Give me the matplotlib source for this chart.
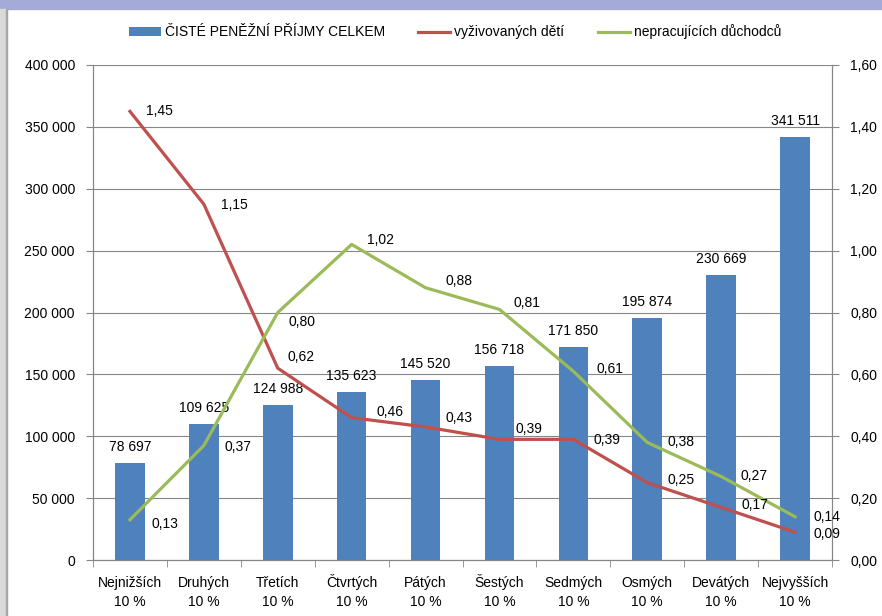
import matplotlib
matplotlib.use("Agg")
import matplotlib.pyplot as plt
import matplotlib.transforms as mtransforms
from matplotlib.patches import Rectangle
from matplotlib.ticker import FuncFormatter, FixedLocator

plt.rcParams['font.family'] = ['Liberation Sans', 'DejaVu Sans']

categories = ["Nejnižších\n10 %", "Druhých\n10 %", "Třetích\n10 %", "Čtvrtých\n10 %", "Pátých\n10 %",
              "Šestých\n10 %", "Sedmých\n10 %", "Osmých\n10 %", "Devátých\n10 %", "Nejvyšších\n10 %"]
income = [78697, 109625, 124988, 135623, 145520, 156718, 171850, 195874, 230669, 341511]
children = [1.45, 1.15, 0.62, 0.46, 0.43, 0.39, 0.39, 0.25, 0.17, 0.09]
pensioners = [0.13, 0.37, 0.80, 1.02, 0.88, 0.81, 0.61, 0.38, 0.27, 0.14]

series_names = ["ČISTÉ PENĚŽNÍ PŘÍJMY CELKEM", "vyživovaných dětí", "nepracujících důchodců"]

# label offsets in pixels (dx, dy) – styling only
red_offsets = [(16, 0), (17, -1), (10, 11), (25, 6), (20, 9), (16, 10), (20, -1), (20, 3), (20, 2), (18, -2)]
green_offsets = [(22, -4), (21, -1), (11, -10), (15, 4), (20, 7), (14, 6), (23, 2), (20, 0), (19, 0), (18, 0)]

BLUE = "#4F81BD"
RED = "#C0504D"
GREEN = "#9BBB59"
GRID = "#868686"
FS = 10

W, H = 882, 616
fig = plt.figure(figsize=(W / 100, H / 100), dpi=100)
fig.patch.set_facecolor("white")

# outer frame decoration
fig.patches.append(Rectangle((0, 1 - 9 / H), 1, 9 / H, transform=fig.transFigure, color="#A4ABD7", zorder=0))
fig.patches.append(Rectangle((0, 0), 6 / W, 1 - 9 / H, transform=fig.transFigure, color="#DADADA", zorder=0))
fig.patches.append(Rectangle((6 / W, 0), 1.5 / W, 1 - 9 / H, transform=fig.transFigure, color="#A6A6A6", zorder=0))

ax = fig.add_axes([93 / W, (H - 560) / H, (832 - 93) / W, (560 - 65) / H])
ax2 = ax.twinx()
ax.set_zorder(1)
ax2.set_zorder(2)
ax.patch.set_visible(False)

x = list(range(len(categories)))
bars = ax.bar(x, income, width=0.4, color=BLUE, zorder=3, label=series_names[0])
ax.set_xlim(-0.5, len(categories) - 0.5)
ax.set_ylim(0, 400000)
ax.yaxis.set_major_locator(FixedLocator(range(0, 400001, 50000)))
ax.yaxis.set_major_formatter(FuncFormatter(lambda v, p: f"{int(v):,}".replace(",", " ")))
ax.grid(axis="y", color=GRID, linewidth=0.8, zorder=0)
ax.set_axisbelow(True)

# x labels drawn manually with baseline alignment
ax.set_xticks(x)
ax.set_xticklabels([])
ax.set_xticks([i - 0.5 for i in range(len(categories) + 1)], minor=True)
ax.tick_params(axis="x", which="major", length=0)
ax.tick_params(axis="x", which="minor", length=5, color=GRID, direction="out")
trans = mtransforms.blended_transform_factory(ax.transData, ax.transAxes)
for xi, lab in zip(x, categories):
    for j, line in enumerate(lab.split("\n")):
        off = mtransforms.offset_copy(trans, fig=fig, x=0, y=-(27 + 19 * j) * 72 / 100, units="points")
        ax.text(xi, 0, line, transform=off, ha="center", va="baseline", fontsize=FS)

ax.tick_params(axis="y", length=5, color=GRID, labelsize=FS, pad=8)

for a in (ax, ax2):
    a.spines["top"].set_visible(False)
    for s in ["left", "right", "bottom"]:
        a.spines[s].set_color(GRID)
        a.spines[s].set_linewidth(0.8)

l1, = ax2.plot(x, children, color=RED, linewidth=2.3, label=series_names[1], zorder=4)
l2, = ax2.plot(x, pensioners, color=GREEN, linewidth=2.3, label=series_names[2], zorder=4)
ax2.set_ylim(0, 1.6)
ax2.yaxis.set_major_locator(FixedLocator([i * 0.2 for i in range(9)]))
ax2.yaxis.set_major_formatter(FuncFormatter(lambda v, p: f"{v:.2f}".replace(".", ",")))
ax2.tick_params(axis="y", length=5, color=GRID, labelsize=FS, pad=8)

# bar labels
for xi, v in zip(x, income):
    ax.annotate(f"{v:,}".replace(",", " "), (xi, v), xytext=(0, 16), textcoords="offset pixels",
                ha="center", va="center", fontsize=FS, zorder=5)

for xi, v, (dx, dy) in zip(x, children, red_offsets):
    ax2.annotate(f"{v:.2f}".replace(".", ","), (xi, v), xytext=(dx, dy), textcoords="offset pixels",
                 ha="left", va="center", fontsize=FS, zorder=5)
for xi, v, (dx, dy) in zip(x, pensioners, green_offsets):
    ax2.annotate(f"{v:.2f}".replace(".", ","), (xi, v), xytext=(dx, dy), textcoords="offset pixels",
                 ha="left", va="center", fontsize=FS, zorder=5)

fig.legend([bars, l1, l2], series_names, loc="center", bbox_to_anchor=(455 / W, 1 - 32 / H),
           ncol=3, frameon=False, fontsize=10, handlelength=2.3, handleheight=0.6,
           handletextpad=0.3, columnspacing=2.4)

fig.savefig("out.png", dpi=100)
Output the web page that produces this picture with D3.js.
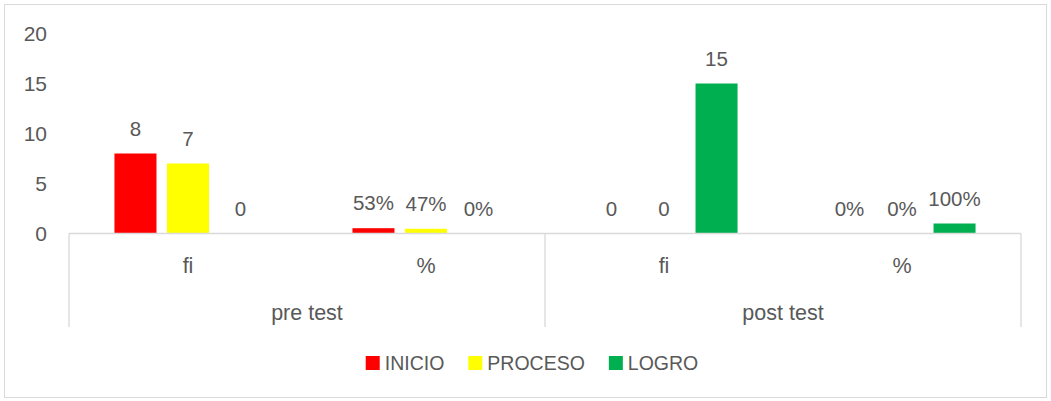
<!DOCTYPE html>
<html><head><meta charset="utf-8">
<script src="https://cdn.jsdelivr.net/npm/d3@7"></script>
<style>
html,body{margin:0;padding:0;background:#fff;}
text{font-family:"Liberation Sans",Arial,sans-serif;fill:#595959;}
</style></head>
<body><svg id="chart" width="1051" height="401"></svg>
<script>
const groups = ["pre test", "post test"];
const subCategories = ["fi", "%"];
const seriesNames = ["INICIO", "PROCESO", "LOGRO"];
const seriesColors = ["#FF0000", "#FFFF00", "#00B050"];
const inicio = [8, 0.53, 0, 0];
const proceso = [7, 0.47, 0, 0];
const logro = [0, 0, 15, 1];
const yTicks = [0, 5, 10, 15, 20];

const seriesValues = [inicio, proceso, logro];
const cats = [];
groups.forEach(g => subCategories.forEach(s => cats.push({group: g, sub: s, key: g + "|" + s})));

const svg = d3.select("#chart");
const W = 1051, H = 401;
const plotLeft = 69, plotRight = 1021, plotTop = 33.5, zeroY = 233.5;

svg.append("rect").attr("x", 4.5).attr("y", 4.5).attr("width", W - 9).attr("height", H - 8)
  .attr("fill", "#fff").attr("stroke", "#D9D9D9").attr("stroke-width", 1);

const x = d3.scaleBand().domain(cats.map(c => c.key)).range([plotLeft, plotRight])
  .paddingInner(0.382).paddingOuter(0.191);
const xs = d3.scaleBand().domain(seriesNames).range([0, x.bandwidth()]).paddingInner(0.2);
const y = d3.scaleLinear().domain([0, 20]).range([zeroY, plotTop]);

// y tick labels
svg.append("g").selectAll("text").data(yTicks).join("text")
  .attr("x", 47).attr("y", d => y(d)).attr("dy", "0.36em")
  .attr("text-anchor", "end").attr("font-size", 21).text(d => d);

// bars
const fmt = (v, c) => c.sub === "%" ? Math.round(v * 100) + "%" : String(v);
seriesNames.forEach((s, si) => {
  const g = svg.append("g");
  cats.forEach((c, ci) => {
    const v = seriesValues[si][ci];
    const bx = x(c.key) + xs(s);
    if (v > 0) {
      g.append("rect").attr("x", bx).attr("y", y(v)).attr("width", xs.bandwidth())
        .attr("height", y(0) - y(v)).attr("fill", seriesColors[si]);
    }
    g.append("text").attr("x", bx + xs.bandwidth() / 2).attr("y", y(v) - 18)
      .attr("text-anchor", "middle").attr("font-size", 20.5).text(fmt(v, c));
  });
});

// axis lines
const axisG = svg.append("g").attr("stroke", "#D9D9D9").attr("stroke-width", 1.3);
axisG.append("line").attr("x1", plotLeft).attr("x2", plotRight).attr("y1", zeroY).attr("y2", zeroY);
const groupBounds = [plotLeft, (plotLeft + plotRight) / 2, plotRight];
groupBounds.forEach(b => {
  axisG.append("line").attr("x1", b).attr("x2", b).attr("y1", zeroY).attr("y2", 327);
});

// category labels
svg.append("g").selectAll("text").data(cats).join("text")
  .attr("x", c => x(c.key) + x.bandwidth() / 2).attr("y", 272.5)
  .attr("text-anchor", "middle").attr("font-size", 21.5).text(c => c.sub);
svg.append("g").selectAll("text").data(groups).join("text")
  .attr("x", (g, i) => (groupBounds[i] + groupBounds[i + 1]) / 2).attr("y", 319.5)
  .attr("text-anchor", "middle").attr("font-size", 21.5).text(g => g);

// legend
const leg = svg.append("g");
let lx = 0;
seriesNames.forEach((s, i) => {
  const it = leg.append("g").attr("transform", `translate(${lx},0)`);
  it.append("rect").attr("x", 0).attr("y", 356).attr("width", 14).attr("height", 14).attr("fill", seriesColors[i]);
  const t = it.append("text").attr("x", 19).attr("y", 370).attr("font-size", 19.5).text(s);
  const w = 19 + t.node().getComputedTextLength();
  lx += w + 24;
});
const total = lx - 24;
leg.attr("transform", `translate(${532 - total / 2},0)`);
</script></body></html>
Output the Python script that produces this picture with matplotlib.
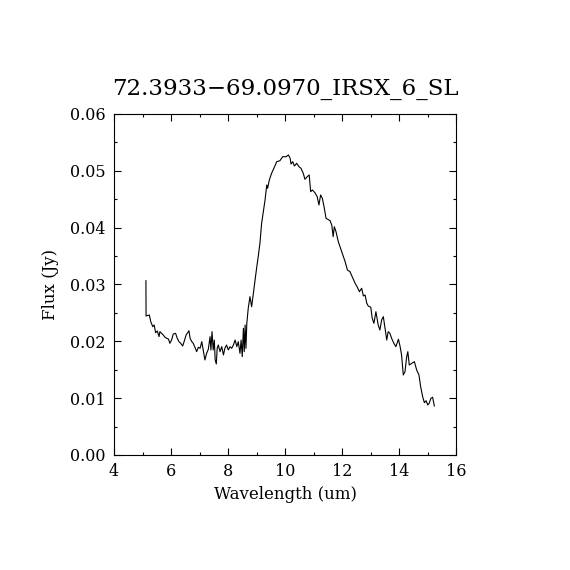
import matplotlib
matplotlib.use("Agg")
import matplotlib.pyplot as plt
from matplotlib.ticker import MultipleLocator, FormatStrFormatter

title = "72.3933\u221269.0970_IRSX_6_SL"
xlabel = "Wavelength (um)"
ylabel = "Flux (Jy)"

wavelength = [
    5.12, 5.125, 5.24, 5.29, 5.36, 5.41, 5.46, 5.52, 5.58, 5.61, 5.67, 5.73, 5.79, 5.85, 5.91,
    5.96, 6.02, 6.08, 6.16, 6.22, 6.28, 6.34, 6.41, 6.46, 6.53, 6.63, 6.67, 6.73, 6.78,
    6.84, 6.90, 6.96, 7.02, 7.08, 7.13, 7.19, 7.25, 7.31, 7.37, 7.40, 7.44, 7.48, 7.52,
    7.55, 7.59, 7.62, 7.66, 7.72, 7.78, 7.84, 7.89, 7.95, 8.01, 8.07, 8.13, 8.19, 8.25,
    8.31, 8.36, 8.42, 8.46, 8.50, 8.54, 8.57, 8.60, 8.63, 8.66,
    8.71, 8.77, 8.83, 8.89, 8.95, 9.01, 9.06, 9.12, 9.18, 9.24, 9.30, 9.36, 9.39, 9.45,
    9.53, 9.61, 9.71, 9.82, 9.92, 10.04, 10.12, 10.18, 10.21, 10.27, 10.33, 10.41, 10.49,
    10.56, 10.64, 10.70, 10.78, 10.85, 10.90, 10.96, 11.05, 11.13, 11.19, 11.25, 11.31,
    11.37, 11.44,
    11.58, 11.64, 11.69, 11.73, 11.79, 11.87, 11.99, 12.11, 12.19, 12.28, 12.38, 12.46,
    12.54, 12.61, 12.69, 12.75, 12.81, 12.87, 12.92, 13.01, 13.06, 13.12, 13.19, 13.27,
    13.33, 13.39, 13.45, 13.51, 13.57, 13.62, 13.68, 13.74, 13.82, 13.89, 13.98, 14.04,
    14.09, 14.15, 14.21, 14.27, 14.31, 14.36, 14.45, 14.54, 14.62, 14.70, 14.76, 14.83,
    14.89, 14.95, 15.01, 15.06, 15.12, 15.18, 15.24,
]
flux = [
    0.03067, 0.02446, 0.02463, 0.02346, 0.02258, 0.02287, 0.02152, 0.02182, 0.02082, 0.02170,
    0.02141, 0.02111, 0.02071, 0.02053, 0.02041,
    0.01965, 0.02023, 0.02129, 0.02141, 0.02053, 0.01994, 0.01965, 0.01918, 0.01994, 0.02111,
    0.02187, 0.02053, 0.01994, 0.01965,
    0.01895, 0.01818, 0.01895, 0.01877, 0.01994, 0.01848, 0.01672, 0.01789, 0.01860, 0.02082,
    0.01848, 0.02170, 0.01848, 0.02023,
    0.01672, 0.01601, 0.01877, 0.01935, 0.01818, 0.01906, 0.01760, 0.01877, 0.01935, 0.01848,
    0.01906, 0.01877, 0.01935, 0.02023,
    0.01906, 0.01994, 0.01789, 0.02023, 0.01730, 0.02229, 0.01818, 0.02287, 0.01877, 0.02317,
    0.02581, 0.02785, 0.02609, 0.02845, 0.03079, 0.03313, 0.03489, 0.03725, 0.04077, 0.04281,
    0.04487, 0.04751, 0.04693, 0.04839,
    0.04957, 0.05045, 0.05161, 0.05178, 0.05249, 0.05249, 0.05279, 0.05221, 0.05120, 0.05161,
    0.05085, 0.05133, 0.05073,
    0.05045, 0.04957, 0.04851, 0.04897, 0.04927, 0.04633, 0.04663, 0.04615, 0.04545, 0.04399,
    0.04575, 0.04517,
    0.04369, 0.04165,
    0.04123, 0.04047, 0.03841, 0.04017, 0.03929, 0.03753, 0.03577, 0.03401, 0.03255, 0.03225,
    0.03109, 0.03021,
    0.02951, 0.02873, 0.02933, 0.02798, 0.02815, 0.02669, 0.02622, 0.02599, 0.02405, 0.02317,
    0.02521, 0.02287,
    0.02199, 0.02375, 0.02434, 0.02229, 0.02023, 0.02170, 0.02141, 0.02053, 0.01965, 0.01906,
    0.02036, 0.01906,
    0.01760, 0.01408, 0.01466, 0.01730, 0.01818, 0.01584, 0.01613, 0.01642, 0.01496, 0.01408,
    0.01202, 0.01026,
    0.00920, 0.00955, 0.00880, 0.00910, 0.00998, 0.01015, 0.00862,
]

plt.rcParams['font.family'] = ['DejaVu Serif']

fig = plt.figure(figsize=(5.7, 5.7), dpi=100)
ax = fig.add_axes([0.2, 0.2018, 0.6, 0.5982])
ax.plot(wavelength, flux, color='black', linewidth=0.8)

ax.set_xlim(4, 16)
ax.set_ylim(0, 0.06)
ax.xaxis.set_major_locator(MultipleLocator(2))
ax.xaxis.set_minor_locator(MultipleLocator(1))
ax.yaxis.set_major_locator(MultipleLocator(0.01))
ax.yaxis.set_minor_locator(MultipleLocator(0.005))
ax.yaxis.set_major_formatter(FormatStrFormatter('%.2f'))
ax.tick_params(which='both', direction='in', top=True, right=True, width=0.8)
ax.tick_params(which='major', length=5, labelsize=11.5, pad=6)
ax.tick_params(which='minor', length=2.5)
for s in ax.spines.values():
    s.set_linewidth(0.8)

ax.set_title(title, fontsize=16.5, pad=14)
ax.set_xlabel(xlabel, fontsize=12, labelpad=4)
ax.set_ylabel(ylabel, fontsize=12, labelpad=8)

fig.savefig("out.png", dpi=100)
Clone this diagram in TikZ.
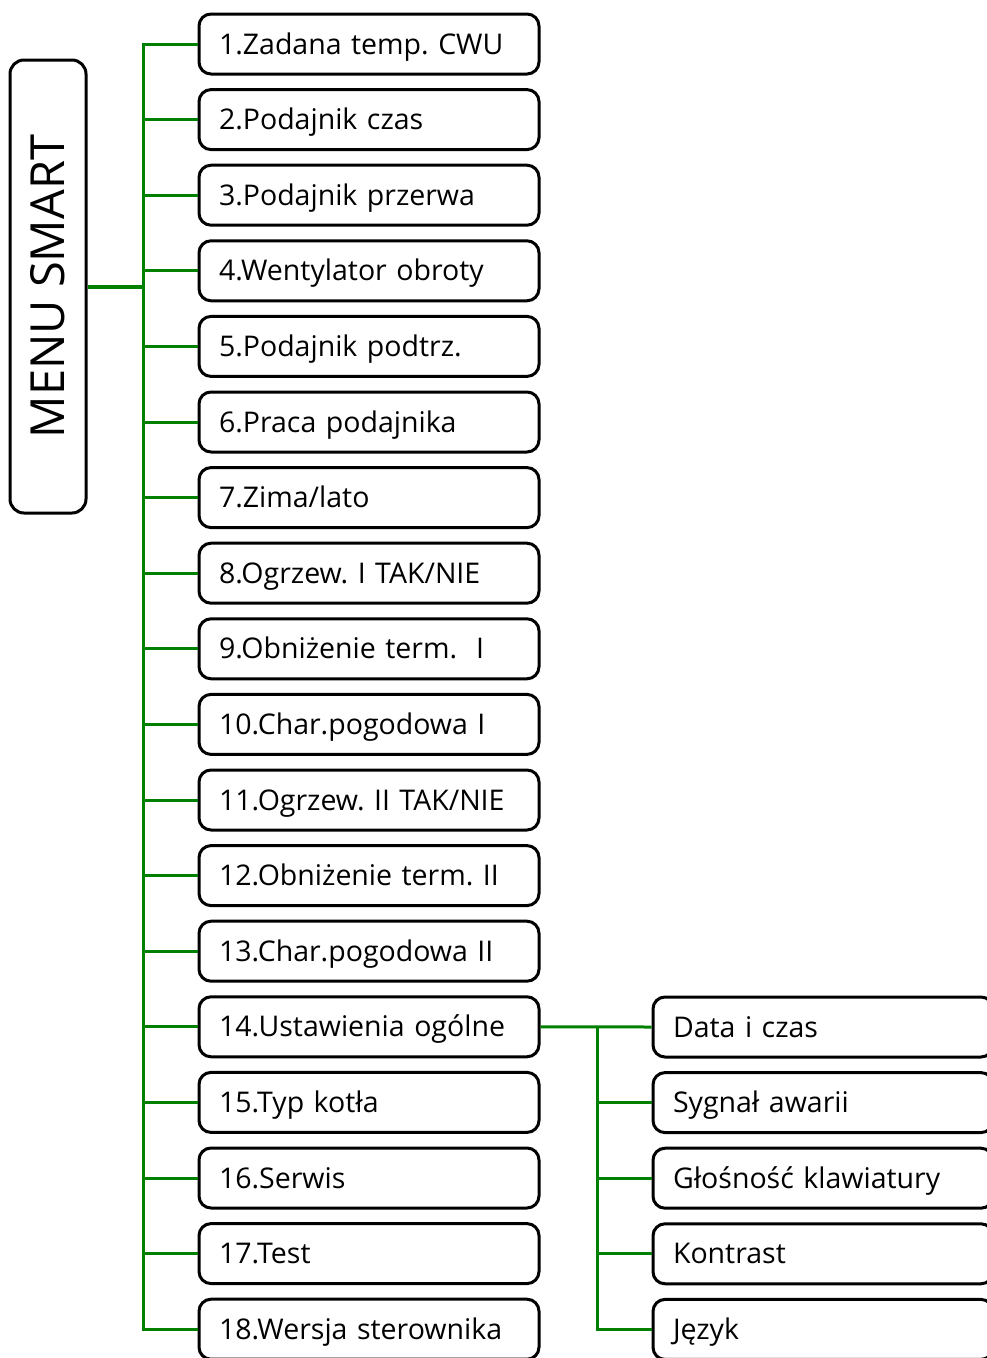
**********
■ Problem to solve: Look for lines containing the string "picture" and copy them all.

■ Answer to this task:
Output the web page that produces this picture with D3.js.
Output the Python script that produces this picture with matplotlib.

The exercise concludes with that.